A série leva o espectador a navegar pela ascensão das Bene Gesserit e pela origem da profecia de Kwisatz Haderach, o ser supremo que a irmandade espera criar através de um planeamento meticuloso de casamentos e linhagens ao longo de várias gerações. Este coletivo feminino, secreto e enigmático, treina as suas integrantes física e mentalmente até ao limite humano, conferindo-lhes habilidades quase sobrenaturais ao estilo Jedi. No final do treino, funcionam como uma bússola invisível dos eventos políticos e sociais a trabalhar para a Irmandade, operando nos bastidores das instituições mais poderosas do Império. Enquanto moldam discretamente o futuro da Humanidade, as Bene Gesserit consolidam a sua posição como uma das forças mais influentes do universo de “Duna”.
No entanto, quem leu “Sisterhood of Dune” não deve assumir que está um passo à frente dos restantes. Embora a série se inspire no livro, esta toma as suas liberdades criativas. À Business Insider, um dos produtores executivos conversou melhor sobre a adaptação e explicou que a sua equipa seguiu o cânone de “Duna” em alguns aspetos, mas também “introduziu novas perspetivas”. “Há fragmentos de várias personagens e ideias do enredo que extraímos [do livro] e [que depois] fundimos na nossa narrativa, situada 30 anos depois, com a versão de Valya Harkonnen interpretada por Emily Watson”, afirmou Goldberg. “Essa história é, de certa forma, uma invenção nossa”, acrescentou.
O que dizem os críticos
As expectativas em torno de “Duna: A Profecia” eram elevadas, muito em parte devido ao impacto (e Óscares) dos novos filmes, ao orçamento avultado, ao elenco de renome (é só caras conhecidas) e à chancela da HBO. (Ainda assim, convém não esquecer que a Apple TV+, em matéria de sci-fi, é uma casa a que os apreciadores do género devem estar atentos; só a estreia da segunda temporada de “O Silo”, com a presença da sempre magnética Rebecca Ferguson, já é uma excelente desculpa para dar uma espreitadela ao que lá acontece.) Por isso, não é de estranhar tanta atenção em torno desta dispendiosa incursão pelo universo das especiarias e dos vermes de areia gigantes.

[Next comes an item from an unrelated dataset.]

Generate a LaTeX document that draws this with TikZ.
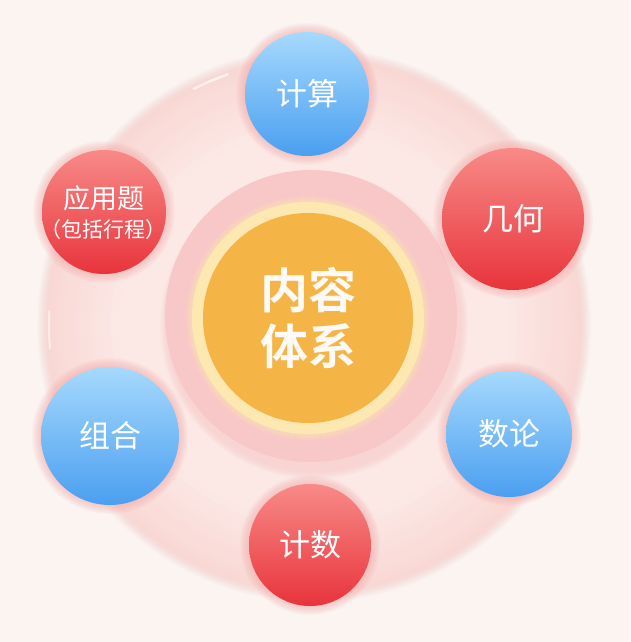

As críticas têm sido maioritariamente positivas, embora sem alcançar a unanimidade para catalogar a série como “imperdível”. As interpretações de Emily Watson e Olivia Williams são muito elogiadas, ao passo que os cenários e a produção técnica são impossíveis de ignorar. No entanto, a impressão geral é a de que estamos perante algo bom, mas não extraordinário. Segundo “o concenso Rotten Tomatoes”, ainda que se destaque pelas “intrigas palacianas perigosamente viciantes”, carece do “tempero dos filmes de Denis Villeneuve”.
Para quem gosta de mergulhar nas especificidades, a Consequence enalteceu o “espetáculo” e “cenários amplos e meticulosamente desenhados”, destacando também a sua capacidade para atrair tanto os conhecedores do legado de Herbert como novos públicos. O The Hollywood Reporter diz que é um “House of the Dragon” no espaço, mas criticou o ritmo, considerando-o “lento e, por vezes, excessivamente pesado”. Já o The Guardian destacou a “visão intensa e intelectual”, numa série dominada “a todos os níveis pelas mulheres”, embora tenha feito o reparo que “carece de confiança para se afirmar por si só”. Por fim, a Variety considerou que a minissérie funciona bem como porta de entrada para quem quem quer mais de “Duna”, mas “não é um banquete para os sentidos”.
Veridicto
É perfeita? Não. Tem defeitos? Sim. Mas, como reconhecem os críticos, “Duna: A Profecia” é uma experiência visualmente rica e intrigante, e o nome de Emily Watson estará quase de certeza no falatório para um Emmy (se houver justiça, ao lado de Cristin Milioti). Se será suficiente para garantir continuidade e deixar-nos a ansiar por mais, como aconteceu com “The Penguin”? Ainda é cedo para dizer. No entanto, se depender do produtor Jordan Goldberg, haveremos de ter mais profecia. “Adoraríamos continuar enquanto nos deixarem. Há tanto por explorar, tantos ângulos a seguir”, disse.
Por aqui, concordamos: há potencial por explorar. Contudo, após o primeiro episódio, fica a sensação de que há demasiadas personagens e temas para desenvolver e pouco tempo para o fazer (ainda que tenham mais de uma hora, a série só terá seis episódios). A prova disso está na narração em voz-off de Valya, que gasta quatro minutos a expor contexto logo nos primeiros instantes. Se há muito para dizer, que se tome o seu tempo. Afinal, como as últimas temporadas de “A Guerra dos Tronos” tão bem ilustraram, apressar as coisas raramente acaba bem.